Sad to see that Tota Restaurant in Rehab has closed its doors.

This was a real hub for Expats, but the Owners moved back to Australia and so it appears to have suffered a slow and lingering demise.


----------



## Whitedesert (Oct 9, 2011)

Lanason said:


> Sad to see that Tota Restaurant in Rehab has closed its doors.
> 
> This was a real hub for Expats, but the Owners moved back to Australia and so it appears to have suffered a slow and lingering demise.


 In the end of the day there is just not enough of us!


----------



## Lanason (Sep 1, 2009)

In the last 12 months our social group has been decimated - virtually all our close friends have moved on. Not many as a direct link to post revolution situation - maybe only 30%

I guess the 3 year turnover has something to do with it as the people we met 2 years ago were already here.

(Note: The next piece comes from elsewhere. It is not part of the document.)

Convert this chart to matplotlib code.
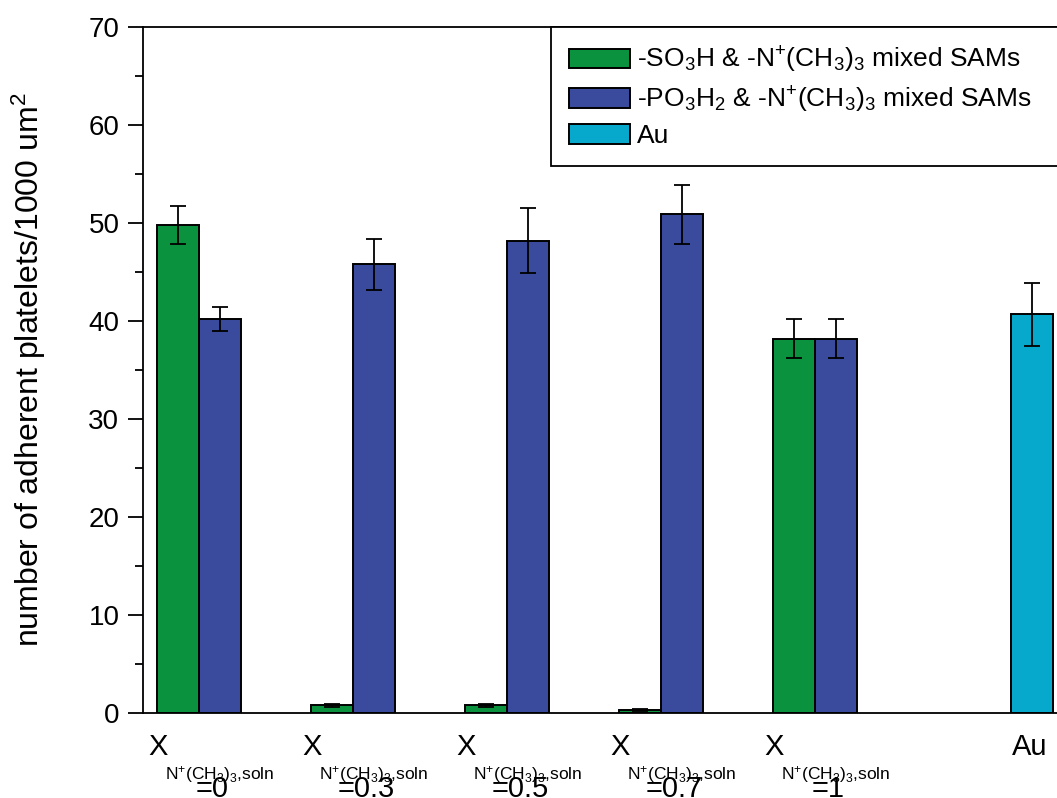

But I do not see them being replaced with new faces. You hardly see a "western" face in Rehab, shops or malls


----------



## paolop (Jun 15, 2012)

Having spoken to people at my company I am being advised to have a look at Rehab as a place to live, the company already has someone looking into this for me. One to chat about tomorrow.


----------



## Lanason (Sep 1, 2009)

We can tell you all about it tomoz

Where is your work base?


----------



## paolop (Jun 15, 2012)

Heliopolis is where I am based although will be spending quite a lot of time out and about in Cairo. A few of the senior people where I work already live there and have recommend it.

Speak tomorrow.


----------



## Lanason (Sep 1, 2009)

See you there


----------



## DWCady (Jun 22, 2012)

Where else do you guys hang out in Rehab? My wife and I live there, but don't really see any foreigners out and about.


----------



## Lanason (Sep 1, 2009)

DWCady said:


> Where else do you guys hang out in Rehab? My wife and I live there, but don't really see any foreigners out and about.


Hello and Welcome to the forum - Costa is our haunt :eyebrows:

whats your story ?


----------



## DWCady (Jun 22, 2012)

I lived in China for 6 years prior to moving to Cairo this March with my wife. Unfortunately, I don't get out much as the business that I am running is in terrible shape, so I have been working alot of long hours. There is some light at the end of the tunnel. I am looking forward to meeting some new people. Let me know some time when you are out and about, so we can meet.


----------



## Lanason (Sep 1, 2009)

Yes I'll let you know - we are planning to go to BCA Maadi again this Friday about 5pm


----------



## paolop (Jun 15, 2012)

Hi, we were planning to be in Maadi at that time also after doing some flat hunting in Rehab. I have filled in the membership form also as we have decided to take membership in Maadi.


----------



## Lanason (Sep 1, 2009)

I hope your wife is settling in OK - enjoying exploring CityStars

We will be in Rehab during the day then plan to head to BCA Maadi leaving about 4.00, so that we can call into the Picture Framers on the way. I wanna be back home before 10pm so I can watch the Opening Ceremony - it starts at 9pm UK time. Anyone know which channel is showing it????

If you want any advice on Rehab or wanna meet up for a Costa at lunchtime - just give me a ring


----------